What does a good team ethic look like?
Is it a team that obeys the company’s rules? Or is it one that pushes the boundaries?
Is it one that looks internally for proven ideas to implement? Or is it one that is outwardly seeking new ideas to try?
Is it one that seeks consensus? Or one that actively encourages diversity of views?
The words professionalism, trust and respect all come to mind when we’re talking about a positive team culture. It’s a group of people who are highly motivated, engaged and proactive; who are aware of their own strengths and weaknesses.
If I type in ‘teams’ into our new search functionality on our WATCH & GO® platform a variety of resources are returned. Podcasts that promote ‘trust in teams’ and how we should welcome diverse views (thanks to Naomi Lockwood for that one). Videos that remind us how to support the wellbeing of our team, how to manage our team, and how to enable motivation in our team. There are also Skills Challenges that encourage creative thinking within teams, support influencing skills and provoke thought on how to run effective team meetings.

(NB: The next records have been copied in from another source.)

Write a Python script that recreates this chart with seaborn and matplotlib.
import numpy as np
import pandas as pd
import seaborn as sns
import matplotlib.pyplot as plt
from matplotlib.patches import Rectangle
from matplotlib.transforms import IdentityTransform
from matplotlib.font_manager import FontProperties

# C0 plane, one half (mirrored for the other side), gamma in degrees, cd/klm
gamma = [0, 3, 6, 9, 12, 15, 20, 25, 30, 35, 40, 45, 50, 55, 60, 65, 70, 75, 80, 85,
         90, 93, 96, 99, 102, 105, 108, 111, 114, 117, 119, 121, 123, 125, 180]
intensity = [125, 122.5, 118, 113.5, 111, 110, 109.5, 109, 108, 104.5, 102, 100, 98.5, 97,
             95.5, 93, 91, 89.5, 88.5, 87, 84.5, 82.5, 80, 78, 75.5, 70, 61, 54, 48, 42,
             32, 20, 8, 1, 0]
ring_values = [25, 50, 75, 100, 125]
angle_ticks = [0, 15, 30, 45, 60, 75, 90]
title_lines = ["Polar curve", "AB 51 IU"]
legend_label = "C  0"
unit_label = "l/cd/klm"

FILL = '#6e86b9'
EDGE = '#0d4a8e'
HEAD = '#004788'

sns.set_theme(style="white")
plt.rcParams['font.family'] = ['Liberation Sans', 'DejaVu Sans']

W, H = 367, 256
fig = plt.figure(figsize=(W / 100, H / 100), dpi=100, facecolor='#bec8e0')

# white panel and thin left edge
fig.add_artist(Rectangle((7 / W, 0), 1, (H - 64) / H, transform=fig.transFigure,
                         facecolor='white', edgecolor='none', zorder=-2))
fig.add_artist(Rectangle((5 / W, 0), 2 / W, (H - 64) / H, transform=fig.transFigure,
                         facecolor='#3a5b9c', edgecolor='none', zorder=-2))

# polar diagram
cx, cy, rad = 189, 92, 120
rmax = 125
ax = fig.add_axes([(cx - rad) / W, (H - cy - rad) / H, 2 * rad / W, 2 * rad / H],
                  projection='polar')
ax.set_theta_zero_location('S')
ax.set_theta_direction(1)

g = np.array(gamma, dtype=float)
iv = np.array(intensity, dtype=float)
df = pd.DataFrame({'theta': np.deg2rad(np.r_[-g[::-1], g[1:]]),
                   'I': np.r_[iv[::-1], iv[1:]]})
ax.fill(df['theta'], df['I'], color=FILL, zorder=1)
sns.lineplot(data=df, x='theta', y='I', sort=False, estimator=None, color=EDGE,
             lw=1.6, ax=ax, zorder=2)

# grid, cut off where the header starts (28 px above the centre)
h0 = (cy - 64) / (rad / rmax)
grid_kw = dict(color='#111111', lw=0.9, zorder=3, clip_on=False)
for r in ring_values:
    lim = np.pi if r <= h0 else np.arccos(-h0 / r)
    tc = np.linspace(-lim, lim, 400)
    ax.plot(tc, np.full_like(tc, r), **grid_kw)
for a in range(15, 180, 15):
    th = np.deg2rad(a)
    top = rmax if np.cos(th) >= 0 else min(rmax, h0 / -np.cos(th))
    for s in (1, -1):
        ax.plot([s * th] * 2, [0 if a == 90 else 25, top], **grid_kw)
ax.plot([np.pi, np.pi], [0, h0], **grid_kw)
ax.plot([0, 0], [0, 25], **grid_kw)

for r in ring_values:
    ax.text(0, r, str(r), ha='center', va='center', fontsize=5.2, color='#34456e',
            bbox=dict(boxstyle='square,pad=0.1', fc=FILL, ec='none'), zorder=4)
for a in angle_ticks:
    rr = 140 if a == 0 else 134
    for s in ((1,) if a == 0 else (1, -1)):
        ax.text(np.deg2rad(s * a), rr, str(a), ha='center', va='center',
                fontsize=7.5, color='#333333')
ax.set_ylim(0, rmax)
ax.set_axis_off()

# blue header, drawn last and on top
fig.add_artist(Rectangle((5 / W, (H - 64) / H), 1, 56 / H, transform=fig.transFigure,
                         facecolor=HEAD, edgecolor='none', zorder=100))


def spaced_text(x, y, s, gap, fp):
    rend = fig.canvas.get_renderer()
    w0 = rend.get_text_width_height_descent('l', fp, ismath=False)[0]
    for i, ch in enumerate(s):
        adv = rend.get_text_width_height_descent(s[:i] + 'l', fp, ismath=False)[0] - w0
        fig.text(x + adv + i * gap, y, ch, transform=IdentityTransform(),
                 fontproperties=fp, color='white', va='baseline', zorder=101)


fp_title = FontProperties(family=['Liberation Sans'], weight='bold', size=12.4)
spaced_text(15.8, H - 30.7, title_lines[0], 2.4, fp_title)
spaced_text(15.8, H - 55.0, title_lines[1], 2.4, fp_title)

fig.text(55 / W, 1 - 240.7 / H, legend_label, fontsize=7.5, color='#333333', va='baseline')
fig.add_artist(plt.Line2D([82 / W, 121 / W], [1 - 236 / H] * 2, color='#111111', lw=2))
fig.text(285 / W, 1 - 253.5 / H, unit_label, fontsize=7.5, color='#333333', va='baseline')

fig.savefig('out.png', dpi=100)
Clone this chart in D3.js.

If I think back to the teams that I have worked in there have been ‘close-knit’ teams where we all got along and ‘challenging’ teams where we had to facilitate managing many different ideas and perspectives. There have been teams that I have worked in for over ten years and others that just lasted a few months whilst I was seconded onto a project. For the former, where we had built an understanding of each other over the time period, there was a “comfort zone”, where we could almost predict outcomes, but always there was steady progress with goals and objectives ultimately completed. For those short-lived team experiences, there was an intensity and sometimes a more inflammatory nature, where deadlines meant that there wasn’t the scope for placating behaviours or differing views – things just had to get done. If I reflect, I enjoyed working in both – there are times when we seek out the comfort of an established team but there are times when pace requires attitudes to be quickly put aside and that short-sharp focus is exhilarating.
I’ve worked in diverse teams and in teams where we all shared a very similar background, ideal, ethnicity. Both provided challenge but in different ways – acknowledging different perspectives and ways of working and conversely the need to provoke dissimilar viewpoints so that we weren’t stale and predictable. Chloe Shaw talks about the need to enable psychological safety in her Sound Advice podcast Inclusive Meetings – reminding us that in our teams we need our people to be aware that it’s ok to challenge the status quo and that actually it is diversity of opinion that really encourages innovation within a team structure.
Kindness and appreciation go a long way to building a great team ethic, whether that’s done in the workplace, via Zoom or in a managed ‘team build’. It’s important to take the time out to really understand each other to build relationships that support getting the job done or reaching the required goal. And, to build on that football analogy it seems fitting to end with a quote from Ted Lasso, “It’s just a group of people who care, Roy”.